─── Entries shown
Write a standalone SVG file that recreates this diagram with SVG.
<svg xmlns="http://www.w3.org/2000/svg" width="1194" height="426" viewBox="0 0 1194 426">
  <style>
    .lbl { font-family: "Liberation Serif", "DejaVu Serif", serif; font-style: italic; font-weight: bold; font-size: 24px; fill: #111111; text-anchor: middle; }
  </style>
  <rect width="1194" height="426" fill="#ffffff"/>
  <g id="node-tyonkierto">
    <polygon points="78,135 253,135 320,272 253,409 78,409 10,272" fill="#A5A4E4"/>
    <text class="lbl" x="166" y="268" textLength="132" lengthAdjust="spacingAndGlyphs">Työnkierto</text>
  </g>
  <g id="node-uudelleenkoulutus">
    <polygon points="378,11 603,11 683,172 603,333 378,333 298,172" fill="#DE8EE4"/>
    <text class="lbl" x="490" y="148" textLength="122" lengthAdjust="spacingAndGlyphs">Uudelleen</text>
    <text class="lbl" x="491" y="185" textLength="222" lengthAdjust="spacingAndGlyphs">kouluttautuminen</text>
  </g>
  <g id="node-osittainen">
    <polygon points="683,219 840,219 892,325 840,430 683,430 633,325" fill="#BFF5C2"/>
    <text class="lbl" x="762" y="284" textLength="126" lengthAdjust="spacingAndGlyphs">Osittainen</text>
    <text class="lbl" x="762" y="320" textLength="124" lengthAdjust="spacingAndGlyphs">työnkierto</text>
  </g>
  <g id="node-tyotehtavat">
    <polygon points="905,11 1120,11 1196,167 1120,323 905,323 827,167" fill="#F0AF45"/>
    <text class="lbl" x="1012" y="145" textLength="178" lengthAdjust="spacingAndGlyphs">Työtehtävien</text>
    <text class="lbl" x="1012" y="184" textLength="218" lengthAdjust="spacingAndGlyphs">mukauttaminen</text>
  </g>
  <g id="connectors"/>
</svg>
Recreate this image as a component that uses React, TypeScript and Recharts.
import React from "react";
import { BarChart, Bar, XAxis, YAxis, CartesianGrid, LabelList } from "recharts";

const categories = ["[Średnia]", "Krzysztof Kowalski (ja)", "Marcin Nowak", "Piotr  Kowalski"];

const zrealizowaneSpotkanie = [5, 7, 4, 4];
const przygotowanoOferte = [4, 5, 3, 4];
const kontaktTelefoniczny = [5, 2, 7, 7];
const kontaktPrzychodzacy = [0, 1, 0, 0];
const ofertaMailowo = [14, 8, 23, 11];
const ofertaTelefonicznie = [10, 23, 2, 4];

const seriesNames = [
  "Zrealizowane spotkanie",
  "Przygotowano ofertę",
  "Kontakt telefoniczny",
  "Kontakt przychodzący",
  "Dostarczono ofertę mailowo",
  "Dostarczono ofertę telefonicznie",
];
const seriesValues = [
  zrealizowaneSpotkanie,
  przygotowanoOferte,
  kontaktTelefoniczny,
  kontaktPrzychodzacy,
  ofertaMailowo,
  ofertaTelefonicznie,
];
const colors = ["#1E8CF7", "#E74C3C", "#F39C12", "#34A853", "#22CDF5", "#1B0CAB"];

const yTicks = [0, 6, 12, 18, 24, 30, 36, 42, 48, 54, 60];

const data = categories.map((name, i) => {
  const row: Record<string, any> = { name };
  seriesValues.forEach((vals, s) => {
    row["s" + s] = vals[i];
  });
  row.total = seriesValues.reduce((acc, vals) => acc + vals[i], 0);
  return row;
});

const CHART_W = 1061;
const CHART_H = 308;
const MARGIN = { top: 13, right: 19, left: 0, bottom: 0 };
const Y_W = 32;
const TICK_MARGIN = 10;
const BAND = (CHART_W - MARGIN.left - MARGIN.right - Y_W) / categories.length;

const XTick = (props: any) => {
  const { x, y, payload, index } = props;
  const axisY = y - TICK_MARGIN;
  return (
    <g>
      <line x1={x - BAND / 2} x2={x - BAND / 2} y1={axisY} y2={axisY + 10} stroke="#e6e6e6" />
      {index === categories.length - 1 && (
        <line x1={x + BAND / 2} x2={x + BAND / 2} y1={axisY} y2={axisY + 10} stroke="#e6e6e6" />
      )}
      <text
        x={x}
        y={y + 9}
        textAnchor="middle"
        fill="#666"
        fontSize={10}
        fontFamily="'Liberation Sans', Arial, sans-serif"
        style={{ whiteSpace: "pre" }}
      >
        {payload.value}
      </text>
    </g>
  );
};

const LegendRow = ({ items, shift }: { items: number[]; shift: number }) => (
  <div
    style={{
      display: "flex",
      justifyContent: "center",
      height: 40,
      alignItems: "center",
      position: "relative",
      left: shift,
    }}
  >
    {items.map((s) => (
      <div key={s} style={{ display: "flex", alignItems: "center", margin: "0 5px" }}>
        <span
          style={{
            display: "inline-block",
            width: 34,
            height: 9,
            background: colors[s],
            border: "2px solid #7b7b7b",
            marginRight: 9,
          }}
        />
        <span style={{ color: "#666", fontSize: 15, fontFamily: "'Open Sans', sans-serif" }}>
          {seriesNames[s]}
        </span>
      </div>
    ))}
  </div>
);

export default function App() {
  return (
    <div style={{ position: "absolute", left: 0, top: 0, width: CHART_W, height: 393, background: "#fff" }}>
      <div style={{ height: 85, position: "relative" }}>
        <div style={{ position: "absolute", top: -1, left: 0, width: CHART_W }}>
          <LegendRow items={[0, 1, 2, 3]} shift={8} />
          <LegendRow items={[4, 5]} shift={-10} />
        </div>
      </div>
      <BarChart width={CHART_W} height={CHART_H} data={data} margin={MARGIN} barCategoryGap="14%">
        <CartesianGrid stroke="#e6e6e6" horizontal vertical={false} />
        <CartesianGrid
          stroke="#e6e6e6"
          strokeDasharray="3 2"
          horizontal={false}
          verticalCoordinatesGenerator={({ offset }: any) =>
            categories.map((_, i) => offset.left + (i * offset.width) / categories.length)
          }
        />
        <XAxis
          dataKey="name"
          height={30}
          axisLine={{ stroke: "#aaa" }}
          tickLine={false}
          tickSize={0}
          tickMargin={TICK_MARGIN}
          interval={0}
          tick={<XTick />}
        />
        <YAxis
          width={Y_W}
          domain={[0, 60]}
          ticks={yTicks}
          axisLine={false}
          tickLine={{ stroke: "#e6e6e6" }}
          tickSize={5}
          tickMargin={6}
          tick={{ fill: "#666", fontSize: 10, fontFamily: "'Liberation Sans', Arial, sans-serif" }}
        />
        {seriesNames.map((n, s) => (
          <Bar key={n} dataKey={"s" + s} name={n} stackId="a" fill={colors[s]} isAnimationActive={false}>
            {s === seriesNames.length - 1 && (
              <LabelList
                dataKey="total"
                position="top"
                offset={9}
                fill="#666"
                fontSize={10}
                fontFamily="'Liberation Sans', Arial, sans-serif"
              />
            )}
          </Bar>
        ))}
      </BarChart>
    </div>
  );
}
──────
Copy exactly, and only, the lines from the one containing "Recreate this image" through the one containing "const ofertaTelefonicznie = [10, 23, 2, 4];".

_Answer to this task:_
Recreate this image as a component that uses React, TypeScript and Recharts.
import React from "react";
import { BarChart, Bar, XAxis, YAxis, CartesianGrid, LabelList } from "recharts";

const categories = ["[Średnia]", "Krzysztof Kowalski (ja)", "Marcin Nowak", "Piotr  Kowalski"];

const zrealizowaneSpotkanie = [5, 7, 4, 4];
const przygotowanoOferte = [4, 5, 3, 4];
const kontaktTelefoniczny = [5, 2, 7, 7];
const kontaktPrzychodzacy = [0, 1, 0, 0];
const ofertaMailowo = [14, 8, 23, 11];
const ofertaTelefonicznie = [10, 23, 2, 4];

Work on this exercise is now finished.